A Retrieval Augmented Generation based chatbot that uses langchain, embeddings and LLMs to answer any query related to the GE Documentation.
- GE HealthCare (GEHC) manages a vast volume of medical documentation across various languages and modalities. Customers and GE Field engineers face challenges in efficiently accessing and retrieving specific information, potentially causing operational delays and affecting patient care.
-
The Data Retrieval Engine interfaces with the documentation portal's database, converts them into embeddings and stores them into a vector database, retrieves relevant information, and provides context.
-
RAG pipeline
- Passes the query to the embedding model to semantically represent it as an embedded query vector.
- Passes the embedded query vector to our vector DB.

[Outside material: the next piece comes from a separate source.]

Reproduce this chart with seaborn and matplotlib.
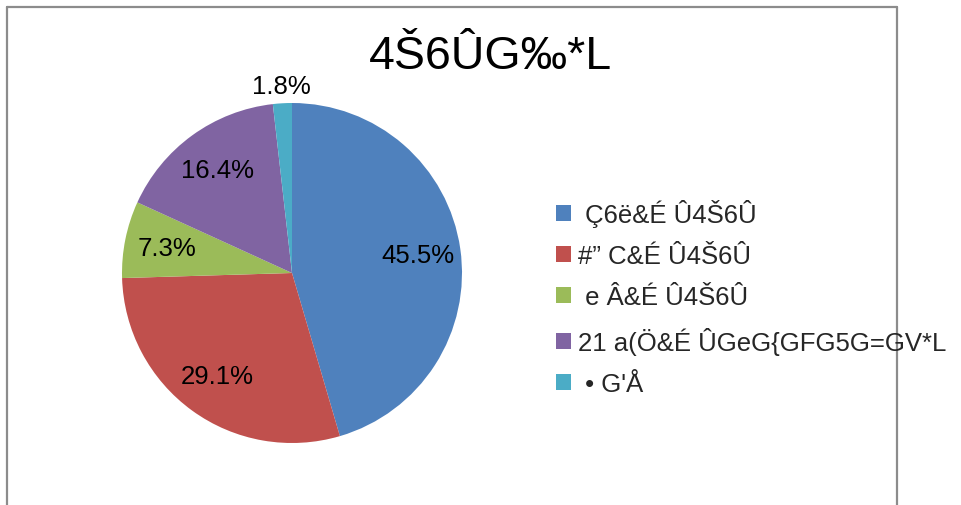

- Retrieves the top-k relevant contexts – measured by distance between the query embedding and all the embedded chunks in our knowledge base.
- Passes the query text and retrieved context text to our LLM.
- The LLM will generate a response using the provided content.
- Experimented with Databases like Pinecone, FAISS, Vectara and ChromaDB.
- Experimented with open source large language models like flanT5, Llama2 , gpt2
- Experimented with library of lightweight LLMs LaMini
- Learnt about the SOTA model for Document QA chains , RAG(Retrieval Augmented Generation)
- Learnt about various data formats like parquet which help in data compression for large databases.
- Learnt about flask APIs to manage requests to LLMs.
- Learnt the implementation of open sourced Large language models locally.